Герцен говорил про славянофилов: «Они вспоминают то, что народ забывает». Народ знает свое прошлое не таким, каким придумали его славянофилы, и о настоящем тоже думает иначе. История не возвращается, говорил Герцен, жизни не нужны старые платья. Россию ждет новое будущее, а не перешитое из прошлого, придуманного славянофилами.
Славянофилы собирались поворачивать народ к будущему, скроенному из старины, поворачивать плавно, не спеша.
Герцен мечтал о крутом повороте на новый путь — о перевороте ; скоро он скажет, что вера его в будущее России основана на перевороте.

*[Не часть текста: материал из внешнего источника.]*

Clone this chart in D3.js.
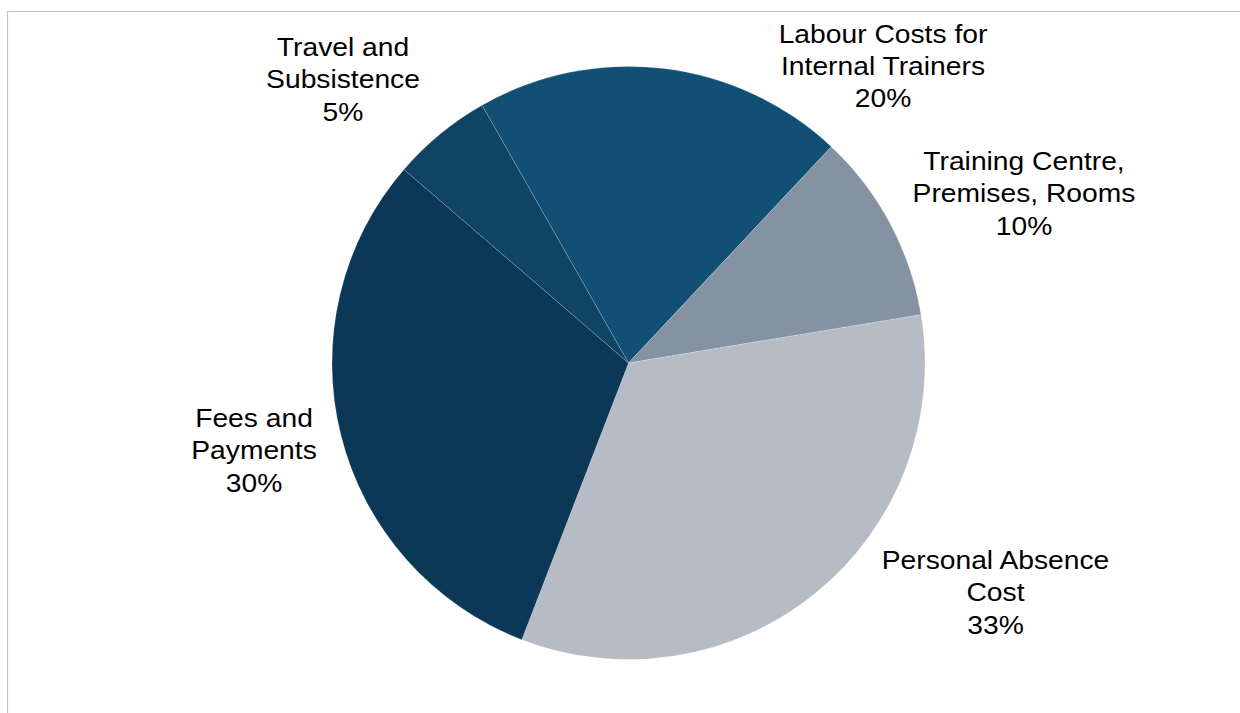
<!DOCTYPE html>
<html>
<head>
<meta charset="utf-8">
<script src="https://cdn.jsdelivr.net/npm/d3@7"></script>
<style>
  html, body { margin: 0; padding: 0; background: #ffffff; }
  svg { display: block; }
</style>
</head>
<body>
<svg id="chart" width="1240" height="713"></svg>
<script>
// ---- data ----
const categories = [
  "Labour Costs for Internal Trainers",
  "Training Centre, Premises, Rooms",
  "Personal Absence Cost",
  "Fees and Payments",
  "Travel and Subsistence"
];
const values = [20.2, 10.4, 33.45, 30.45, 5.45];
const labelLines = [
  ["Labour Costs for", "Internal Trainers"],
  ["Training Centre,", "Premises, Rooms"],
  ["Personal Absence", "Cost"],
  ["Fees and", "Payments"],
  ["Travel and", "Subsistence"]
];
const colors = ["#114f75", "#8592a2", "#b5bcc6", "#0b3857", "#0f4464"];

// ---- layout (styles / positions) ----
const W = 1240, H = 713;
const cx = 628.5, cy = 363, R = 296.5;
const startDeg = -29.6;
const labelPos = [
  {x: 883, y: 42.5},
  {x: 1024, y: 170},
  {x: 995.5, y: 569},
  {x: 254, y: 427},
  {x: 343, y: 56}
];
const lineH = 32.5;
const fontSize = 25;
const stretch = 1.13;

const svg = d3.select("#chart");

// frame border (top + left)
svg.append("path")
  .attr("d", `M7.5,${H} L7.5,11.5 L${W},11.5`)
  .attr("fill", "none")
  .attr("stroke", "#c3c3c3")
  .attr("stroke-width", 1.2);

const total = d3.sum(values);
const data = categories.map((c, i) => ({cat: c, value: values[i], i}));

const pie = d3.pie()
  .sort(null)
  .value(d => d.value)
  .startAngle(startDeg * Math.PI / 180)
  .endAngle(startDeg * Math.PI / 180 + 2 * Math.PI);

const arc = d3.arc().innerRadius(0).outerRadius(R);

const g = svg.append("g").attr("transform", `translate(${cx},${cy})`);

g.selectAll("path.slice")
  .data(pie(data))
  .join("path")
  .attr("class", "slice")
  .attr("d", arc)
  .attr("fill", d => colors[d.data.i])
  .attr("stroke", "#ffffff")
  .attr("stroke-opacity", 0.22)
  .attr("stroke-width", 0.8);

// labels
const lg = svg.append("g")
  .attr("font-family", "'Liberation Sans', Arial, sans-serif")
  .attr("font-size", fontSize)
  .attr("fill", "#000000");

data.forEach((d, i) => {
  const pct = Math.round(d.value / total * 100) + "%";
  const lines = labelLines[i].concat([pct]);
  const p = labelPos[i];
  const t = lg.append("g")
    .attr("transform", `translate(${p.x},${p.y}) scale(${stretch},1)`);
  lines.forEach((ln, k) => {
    t.append("text")
      .attr("x", 0)
      .attr("y", k * lineH)
      .attr("text-anchor", "middle")
      .text(ln);
  });
});
</script>
</body>
</html>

В 1846 году он написал небольшую повесть «Сорока-воровка». Это повесть о крепостной актрисе, о рабыне, которая не покорилась барину, князю; муки и смерть предпочла смирению. Душа рабыни оставалась свободной.
Страшную и героическую историю рассказал Герцену великий актер Михаил Семенович Щепкин, сам игравший прежде в крепостном театре и лишь на тридцать третьем году жизни получивший «вольную». Щепкину и посвящена «Сорока-воровка».
Афанасьев читал «Сороку-воровку». Четверть века спустя, когда само имя Герцена произносить вслух в России было запрещено, Афанасьев решил восстановить рассказ старого актера, положенный в основу повести. Запись этого рассказа находим в дневнике Афанасьева. Из дневника знаем и подлинную фамилию замечательной актрисы, погубленной крепостным рабством, — Кузьмина.
Герцен говорил, что любовь к народу, изучение прошлого нужно для пророчества о будущем. Самодержавное правительство не желало пророчеств, хотело, чтобы люди любили свой народ, свою страну по указке и в пределах дозволенного. В 1847 году цензорам было дано секретное предписание относиться с особенною осторожностью к сочинениям по отечественной истории, чтобы не возбуждать в читающей публике «необдуманных порывов патриотизма».